Other photos showed him touring Confederate “heritage sites”. In Britain, such a fixation may appear unremarkable. Innocent, even. Our knowledge of Confederate symbolism is primarily gleaned from watching Bo and Luke Duke tearing around the American countryside in the early 1980s, with Sheriff Rosco P. Coltrane in hot pursuit. But to anyone with a passing knowledge of US history, it’s actually staggering there’s a need for a debate about them at all. What are quaintly termed “southern heritage symbols” are seen by most black, and many white, Americans as white power symbols — because that’s precisely what they are.

Perversion

The Confederate flag is no historic abstraction. When it first flew over South Carolina, “Best” black boys between the ages of 10 and 14 were being sold for $500, while “fair to ordinary women” would fetch $1,000. The idea that Stonewall Jackson, General Lee and their comrades were fighting for freedom is a perversion. And, yet, there they are on Monument Avenue. They’re imposing enough in the darkness. But in the warm southern sun, those statues cast an inordinately long shadow. Imagine, for a second, that you are a black boy between the ages of 10 and 14 walking past one on your way to school; or that looking up, you see that flag fluttering in the breeze. I’ve stood up close to those statues, and tried to imagine. And I couldn’t. Many Americans can’t either.

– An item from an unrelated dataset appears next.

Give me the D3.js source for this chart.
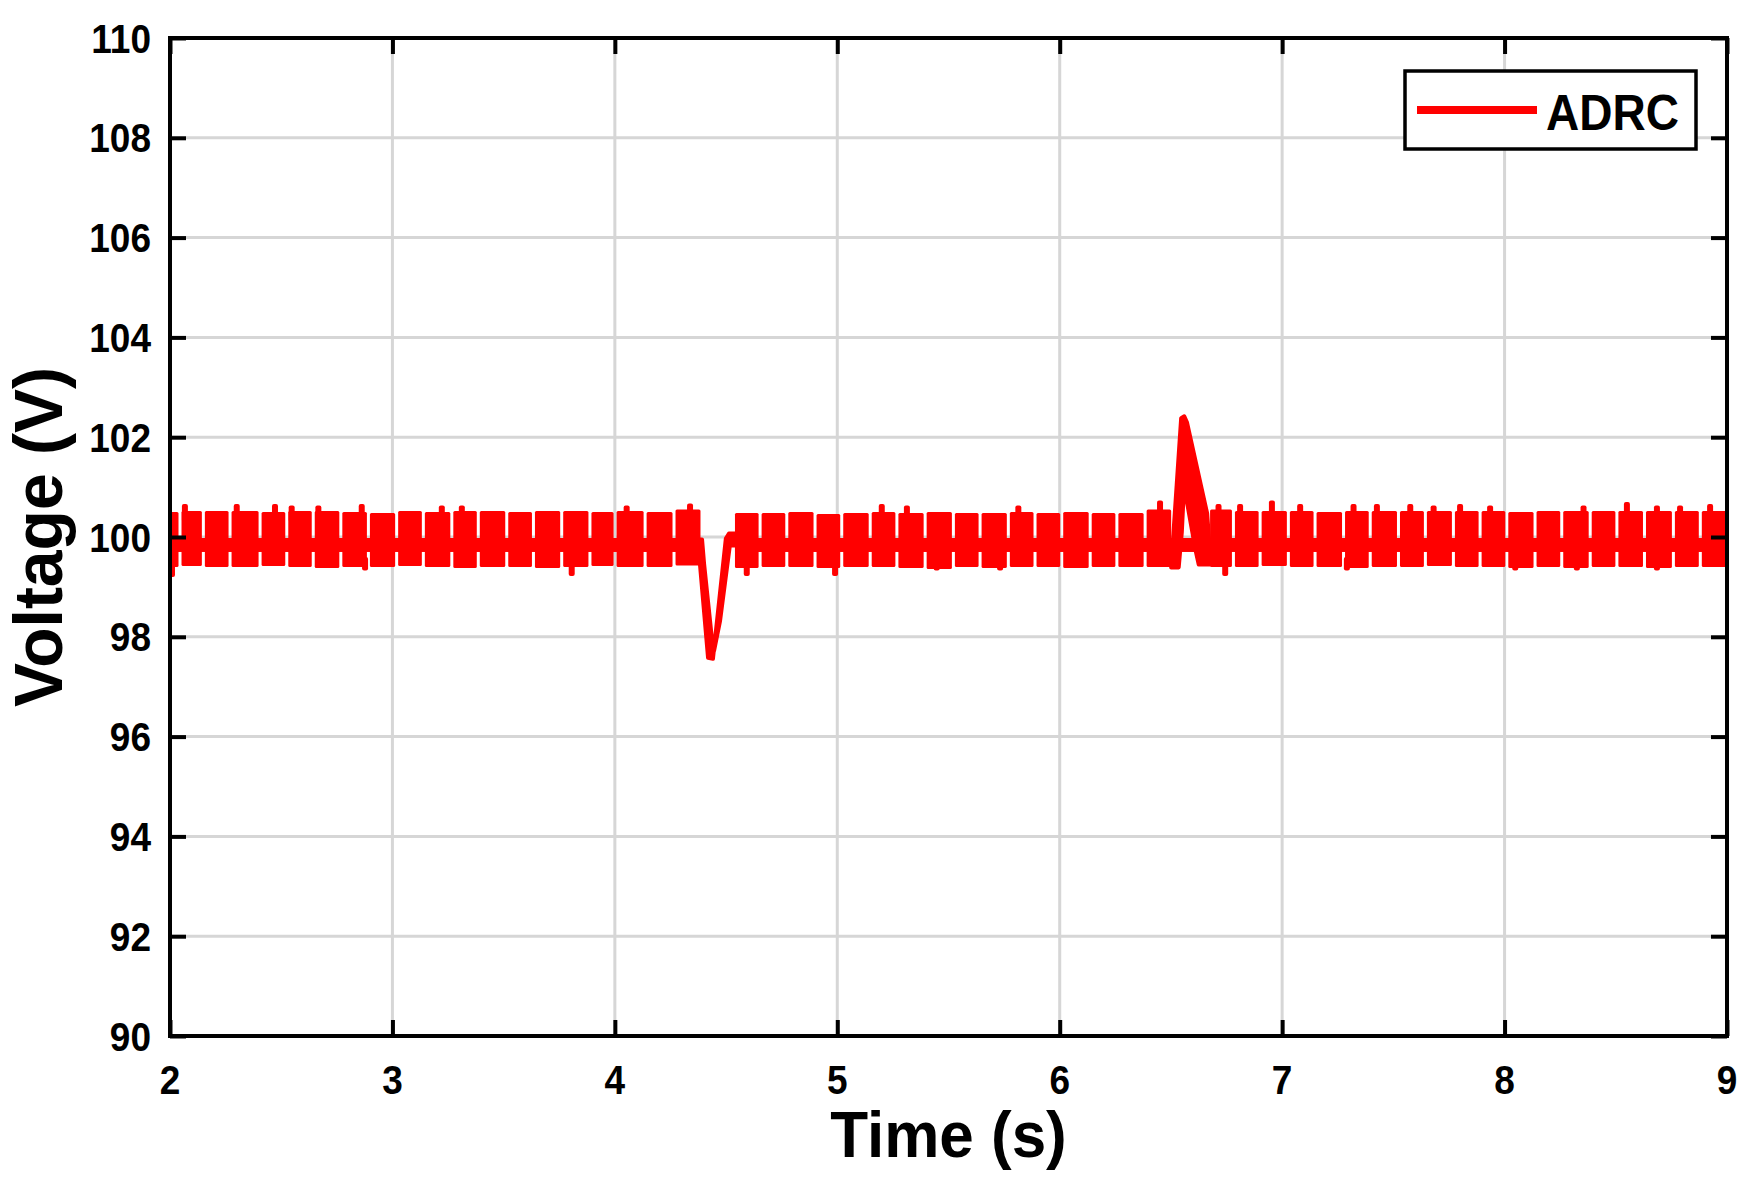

Which is why in 2000, a successful campaign saw the Confederate flag relocated from the dome of the South Carolina state capital to its current location by the Confederate monument. At the time, it was seen as a clever compromise. It seems less clever today. There are some who argue that symbols of this kind can actually help defuse community tension. That by acknowledging the South’s heritage, they provide a bridge between the past and future. But precisely how wide is that bridge supposed to be? It’s now over 150 years since George Pickett’s charge at Gettysburg faltered. How many more times is the South planning on restaging it? More important than that, why does the South feel the need to keep restaging it? The defenders of the flag and these other symbols argue their opponents are seeking to remove them on grounds of pure spite. To “teach the South another lesson”.

Well, the South does indeed need to be taught a lesson. A history lesson. The civil war is over. And the Confederacy lost. Black men and women no longer stand in chains in the cotton fields. They are sitting in the White House. And when you gaze up at these Southern statues and flags, it quickly becomes apparent where the problem lies. They are not a part of the South’s history, but a distortion of the South’s history. Because they maintain the pretence the South won.

Or worse, the pretence the South could still win. If only, as Dylann Roof wrote in his self-styled “manifesto”, someone possessed “the bravery to take it to the real world”. The time has come for the South to lower its flags. And to release its ghosts from their lonely vigil. Perhaps then the guns of the American civil war will finally fall silent.